News broke last night at about 6 PM here on the East Coast of the U.S. that Europe had reached a deal to continue to fund the Greek bailout so long as the country continues down the path to fixing their financial issues. It will supply European markets with a bump higher, but most of the world's markets have been inoculated to so-called good news from Europe and shall only be impacted by negative news from the continent as investors here focus solely on the fiscal cliff facing us should politicians fail to reach a compromise. One bit of good news which we have noticed over the past few days is that new highs once again outpace new lows, which could be signaling building strength with that momentum to carry forward on any fiscal cliff resolution.
We have economic news due out today and it is as follows:
- Durable Orders - (0.4%)
- Durable Orders - ex Transportation - (0.4%)
- Case Schiller 20 City Index - 3.1%
- Consumer Confidence - 73.0
- FHFA Housing Price Index - N/A
Asian markets finished mostly higher today:
- All Ordinaries - up 0.67%
- Shanghai Composite - down 1.30%
- Nikkei 225 - up 0.37%
- NZSE 50 - down 0.06%
- Seoul Composite - up 0.87%
In Europe markets are higher this morning:
- CAC 40 - up 0.47%
- DAX - up 0.72%
- FTSE 100 - up 0.53%
- OSE - up 0.18%
Shares in Macy's (NYSE:M) were lower on Monday by $1.87 (4.48%) closing at $39.86/share on volume of 7.9 million shares. Although retailers saw a rise in foot traffic for the four days of the holiday shopping season over last year analysts are calling for sales to be lower in November due to the effects of Sandy on the northeast. It also appears that online retailers will see higher sales growth again this year than their bricks and mortar brethren. Macy's came under fire (no pun intended) for using various celebrities in their advertising this holiday season, it will be interesting to see if that keeps some away early on or if the majority of consumers will ignore the polarizing figures and instead shop based upon their wallets. It is usually a good bet that they shop based upon their wallets.
Pandora (NYSE:P) had a very strong day yesterday as the stock finished very near the highs for the day. The chart was a thing of beauty as it rose from the bottom left to the upper right and simply got stronger as the day went on. Pandora shares finished at $8.58/share after rising $0.74 (9.44%) on volume of 5.8 million shares. The company rose as chatter started to pick up regarding their efforts to get the Internet Radio Fairness Act passed which could essentially lower the company's royalty payments by half as they switch from a flat fee system to paying out a percentage of revenues associated with the content they use. It is interesting in that it would immediately help Pandora in their efforts to achieve profitability, however it does put a twist on the royalty system as it tells artists what their work is worth on the bare bones internet/streaming radio services. This will be a story to watch moving forward.

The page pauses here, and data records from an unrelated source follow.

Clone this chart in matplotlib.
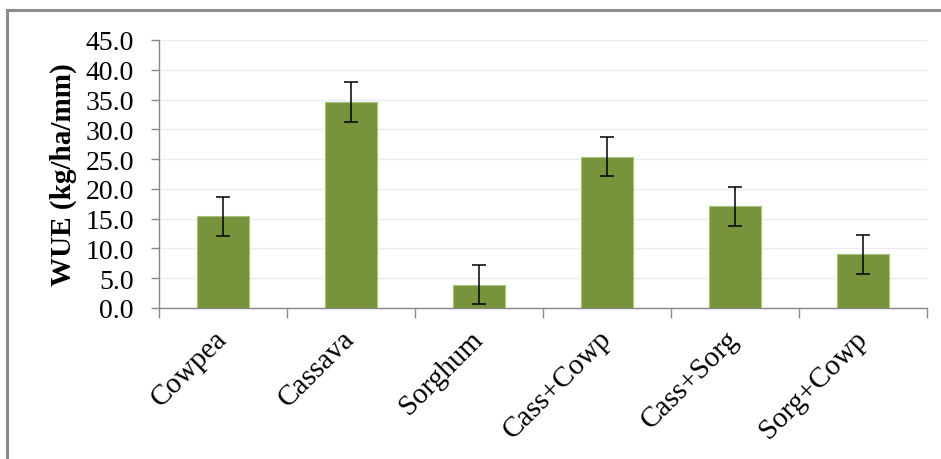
import matplotlib
matplotlib.use("Agg")
import matplotlib.pyplot as plt
from matplotlib.lines import Line2D
import numpy as np

categories = ["Cowpea", "Cassava", "Sorghum", "Cass+Cowp", "Cass+Sorg", "Sorg+Cowp"]
wue = [15.4, 34.6, 3.9, 25.4, 17.1, 9.0]
err = [3.3, 3.3, 3.3, 3.3, 3.3, 3.3]
yticks = [0, 5, 10, 15, 20, 25, 30, 35, 40, 45]

W, H = 941, 460
fig = plt.figure(figsize=(W / 100, H / 100), dpi=100)
fig.patch.set_facecolor("white")

# Figure border (top and left visible)
fig.add_artist(Line2D([7 / W, 1.0], [1 - 11 / H, 1 - 11 / H], color="#8c8c8c", lw=2.2,
                      transform=fig.transFigure))
fig.add_artist(Line2D([7 / W, 7 / W], [0, 1 - 11 / H], color="#8c8c8c", lw=2.2,
                      transform=fig.transFigure))

left, right = 159 / W, 927 / W
bottom, top = (H - 309) / H, (H - 41) / H
ax = fig.add_axes([left, bottom, right - left, top - bottom])

x = np.arange(len(categories))
ax.bar(x, wue, width=0.4, color="#77933C", edgecolor="#a9c17a", linewidth=0.8, zorder=3)
ax.errorbar(x, wue, yerr=err, fmt="none", ecolor="black", elinewidth=1.1,
            capsize=4.8, capthick=1.1, zorder=4)

ax.set_xlim(-0.5, len(categories) - 0.5)
ax.set_ylim(0, 45)
ax.set_yticks(yticks)
ax.set_yticklabels([f"{v:.1f}" for v in yticks], fontfamily="Liberation Serif", fontsize=20)
ax.yaxis.grid(True, color="#ececec", linewidth=1.0, zorder=0)
ax.set_axisbelow(True)

ax.set_xticks(x)
ax.set_xticklabels(categories, fontfamily="Liberation Serif", fontsize=21,
                   rotation=45, ha="right", va="center", rotation_mode="anchor")
ax.tick_params(axis="x", which="major", length=0, pad=19)
ax.set_xticks(np.arange(-0.5, len(categories)), minor=True)
ax.tick_params(axis="x", which="minor", length=7, color="#888888", width=1)
ax.tick_params(axis="y", length=6, color="#888888", width=1, pad=12)

for s in ["top", "right"]:
    ax.spines[s].set_visible(False)
for s in ["left", "bottom"]:
    ax.spines[s].set_color("#888888")
    ax.spines[s].set_linewidth(1.0)

ax.set_ylabel("WUE (kg/ha/mm)", fontfamily="Liberation Serif", fontsize=21,
              fontweight="bold", labelpad=6)

fig.savefig("out.png", dpi=100)
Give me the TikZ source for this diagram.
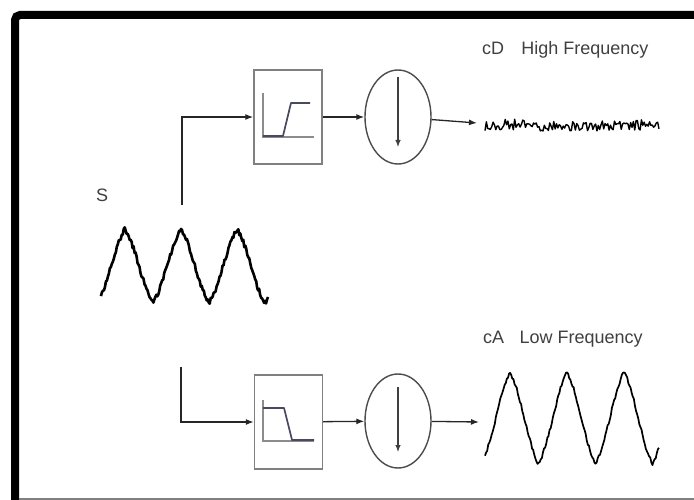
\documentclass[tikz,border=0pt]{standalone}
\usepackage{fontspec}
\setmainfont{Liberation Sans}
\usetikzlibrary{arrows.meta,shapes.geometric}
\definecolor{respcol}{RGB}{72,72,96}
\begin{document}
\begin{tikzpicture}[x=1pt,y=-1pt,
  arr/.style={-{Latex[length=8pt,width=6pt]}, line width=1.3pt, draw=black!85},
  inarr/.style={-{Latex[length=7pt,width=5.5pt]}, line width=1.1pt, draw=black!75},
  fbox/.style={draw=black!50, line width=1.4pt, minimum width=68pt, minimum height=94pt, inner sep=0pt},
  dsamp/.style={ellipse, draw=black!70, line width=1.4pt, minimum width=66pt, minimum height=94pt, inner sep=0pt},
  lbl/.style={text=black!75, font=\fontsize{18}{20}\selectfont, inner sep=0pt},
  axisline/.style={draw=black!45, line width=1.2pt},
  resp/.style={draw=respcol, line width=1.7pt, line join=round},
  sig/.style={draw=black, line join=round}]
\useasboundingbox (0,0) rectangle (694,500);
\fill[white] (0,0) rectangle (694,500);
% frame
\draw[line width=8pt, rounded corners=5pt] (15,520) -- (15,15) -- (710,15);
\draw[black!50, line width=1.5pt] (19,499) -- (700,499);

% labels
\node[lbl, anchor=base west] (cD) at (482,55) {cD\hspace{0.95em}High Frequency};
\node[lbl, anchor=base west] (cA) at (483,343) {cA\hspace{0.85em}Low Frequency};
\node[lbl, anchor=base west] (S) at (96,202) {S};

% blocks
\node[fbox] (hp) at (288,117) {};
\node[fbox] (lp) at (288.5,422) {};
\node[dsamp] (c1) at (398,117) {};
\node[dsamp] (c2) at (398,421) {};

% filter icons
\draw[axisline] (263,93) -- (263,137) -- (314,137);
\draw[resp] (263,136) -- (283,136) -- (291,103) -- (310,103);
\draw[axisline] (263,400) -- (263,441) -- (314,441);
\draw[resp] (263,408) -- (284,408) -- (292,440) -- (314,440);

% down-sampling arrows
\draw[inarr] (c1) ++(0,-40) -- ++(0,70);
\draw[inarr] (c2) ++(0,-34) -- ++(0,65);

% connectors
\coordinate (sTop) at (182,205);
\coordinate (sBot) at (181,367);
\coordinate (hf) at (477,123);
\coordinate (lf) at (479,422);
\draw[arr] (sTop) |- (hp.west);
\draw[arr] (sBot) |- (lp.west);
\draw[arr] (hp) -- (c1);
\draw[arr] (lp) -- (c2);
\draw[arr] (c1) -- (hf);
\draw[arr] (c2) -- (lf);

% signals
\pgfmathsetseed{7}
\draw[sig, line width=2.6pt] plot[domain=101:268, samples=170]
  (\x,{266-37*(0.45*cos(6.4286*(\x-125))+0.55*(4*abs(mod((\x-125)/56+10,1)-0.5)-1))+2.4*rand});
\draw[sig, line width=1.7pt] plot[domain=485:659, samples=160]
  (\x,{418-46*(0.45*cos(6.3158*(\x-510))+0.55*(4*abs(mod((\x-510)/57+10,1)-0.5)-1))+2*rand});
\draw[sig, line width=1.4pt] plot[domain=485:659, samples=130] (\x,{126+5*rand+9*rand*rand*rand});
\end{tikzpicture}
\end{document}
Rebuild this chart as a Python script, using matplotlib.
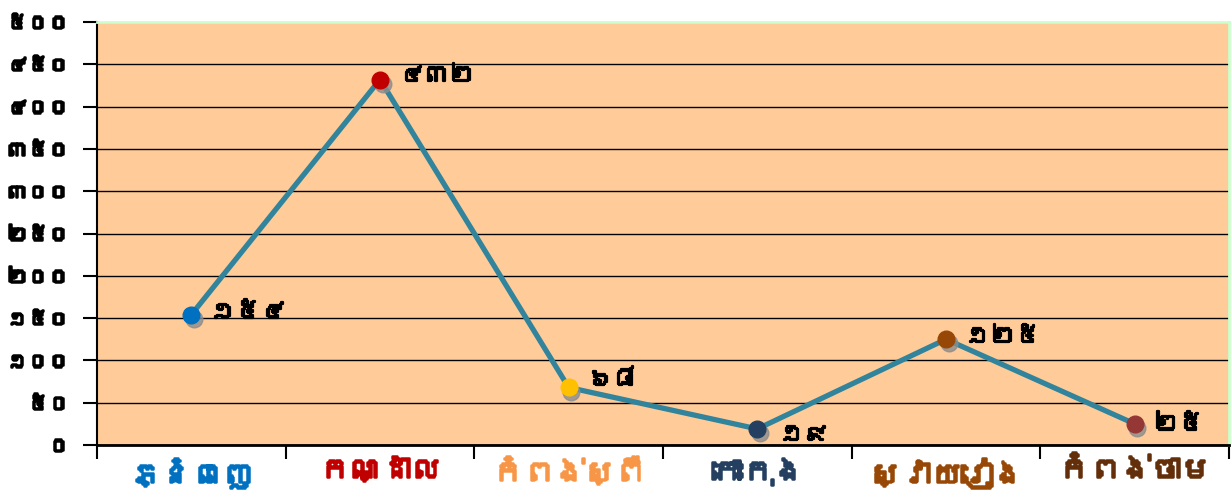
import matplotlib
matplotlib.use('Agg')
from matplotlib import pyplot as plt
from matplotlib import font_manager
from matplotlib import patheffects as pe
from matplotlib.ft2font import FT2Font
from matplotlib.ticker import FixedLocator, NullFormatter, FixedFormatter

# données
provinces = ['ភ្នំពេញ', 'កណ្ដាល', 'កំពង់ស្ពឺ', 'កោះកុង', 'ស្វាយរៀង', 'កំពង់ចាម']
values = [154, 432, 68, 19, 125, 25]
value_labels = ['១៥៤', '៤៣២', '៦៨', '១៩', '១២៥', '២៥']
yticks = [0, 50, 100, 150, 200, 250, 300, 350, 400, 450, 500]
ytick_labels = ['០', '៥០', '១០០', '១៥០', '២០០', '២៥០', '៣០០', '៣៥០', '៤០០', '៤៥០', '៥០០']
point_colors = ['#0070C0', '#C00000', '#FFC000', '#243F60', '#984806', '#953735']
label_colors = ['#0070C0', '#C00000', '#F79646', '#243F60', '#984806', '#632F0B']


def find_khmer_font():
    # cherche une police installée qui contient les glyphes khmers
    for f in font_manager.fontManager.ttflist:
        try:
            font = FT2Font(f.fname)
            if font.get_char_index(ord('ក')) and font.get_char_index(ord('១')):
                return f.name
        except Exception:
            pass
    return None


khmer = find_khmer_font()
families = ([khmer] if khmer else []) + ['DejaVu Sans']
plt.rcParams['font.family'] = families


def bold(c, w=1.2):
    # épaissit le texte (pas de graisse bold pour la police khmère)
    return [pe.withStroke(linewidth=w, foreground=c)]


fig = plt.figure(figsize=(12.32, 4.99), dpi=100)
ax = fig.add_axes([97 / 1232, 54 / 499, 1132 / 1232, 423 / 499])
ax.set_facecolor('#FFCC99')

x = list(range(len(values)))
ax.set_xlim(-0.5, len(values) - 0.5)
ax.set_ylim(0, 500)

ax.plot(x, values, color='#31849B', lw=3.8, zorder=3, solid_capstyle='round')
# ombre des marqueurs
shadow = ax.transData + matplotlib.transforms.ScaledTranslation(2 / 72, -3 / 72, fig.dpi_scale_trans)
for xi, v in zip(x, values):
    ax.plot(xi, v, 'o', ms=12, color='#8C8C8C', alpha=0.8, zorder=4, transform=shadow)
for xi, v, c in zip(x, values, point_colors):
    ax.plot(xi, v, 'o', ms=12, color=c, zorder=5)

offsets = [(14, 2), (14, 3), (14, 6), (16, -4), (14, 2), (14, 0)]
for xi, v, lab, (dx, dy) in zip(x, values, value_labels, offsets):
    ax.annotate(lab, (xi, v), xytext=(dx, dy), textcoords='offset points',
                ha='left', va='center', fontsize=18, fontweight='bold', color='black',
                zorder=6, path_effects=bold('black', 1.6))

ax.yaxis.set_major_locator(FixedLocator(yticks))
ax.yaxis.set_major_formatter(FixedFormatter(ytick_labels))
for lab in ax.get_yticklabels():
    lab.set_fontsize(15)
    lab.set_fontweight('bold')
    lab.set_path_effects(bold('black', 1.8))
ax.grid(axis='y', color='black', lw=1, zorder=1)
ax.set_axisbelow(True)

# ticks de catégories aux frontières
ax.xaxis.set_major_locator(FixedLocator([i - 0.5 for i in range(len(values) + 1)]))
ax.xaxis.set_major_formatter(NullFormatter())
ax.xaxis.set_minor_locator(FixedLocator(x))
ax.xaxis.set_minor_formatter(FixedFormatter(provinces))
ax.tick_params(axis='x', which='minor', length=0, pad=9)
ax.tick_params(axis='x', which='major', length=10, width=1.5, direction='out')
ax.tick_params(axis='y', length=10, width=1.5, direction='out', pad=10)
for lab, c in zip(ax.xaxis.get_minorticklabels(), label_colors):
    lab.set_color(c)
    lab.set_fontsize(22)
    lab.set_fontweight('bold')
    lab.set_path_effects(bold(c, 1.8))

ax.spines['left'].set_linewidth(1.5)
ax.spines['bottom'].set_linewidth(2)
ax.spines['top'].set_color('#CCFFCC')
ax.spines['top'].set_linewidth(2)
ax.spines['right'].set_color('#CCFFCC')
ax.spines['right'].set_linewidth(2)

fig.savefig('out.png', dpi=100)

Investors pushed shares of Facebook (NASDAQ:FB) higher as analysts came out and upgraded their outlook on the company's prospects moving forward. Shares moved higher by $1.94 (8.09%) to close at $25.94/share with 123.8 million shares traded yesterday. Looking at the site yesterday we also noticed that the company debuted a new 'Gifts' function on the website whereby one can purchase an actual gift for their friends' birthday or other special events through the site simply by clicking through a link. It is not a new function altogether, but it certainly has been updated from earlier versions where gifts were free, and until the pop up yesterday we were unaware of this feature. It could be another avenue for revenue growth moving forward.
Facebook is now at 4 month highs, but Yahoo (NASDAQ:YHOO) is an even more impressive story with its stock having set new 52-week highs on an intraday basis yesterday and for closing price as well. Volume was also impressive during yesterday's session with 34 million shares being traded as the shares closed at $18.75/share. The company seems to be embracing the online content niche they created and capitalizing on their joint ventures announced with the likes of ABC News and CNBC. It is our opinion that the company can continue this content generation growth and possibly even crank out a few more websites to draw in more eyeballs in the years to come. Their namesake website allows for this and it appears that now that they have a competent CEO at the helm that better days are ahead for the company.
News broke Friday about a potential sale of business units at Knight Capital Group (NYSE:KCG) with more stories breaking over the weekend offering more details and the CEO of the company coming out and downplaying the talk. On Monday we saw an analyst upgrade and chatter about a deal only grow with names and potential prices being attached to the story. Shares rose $0.33 (13.25%) to close at $2.82/share on volume of 21.9 million shares as investors braced for an announcement on a potential deal for its market-making business which is the company's largest business unit. Where there is smoke there is usually fire and it appears that it is but a matter of time before this deal comes to fruition.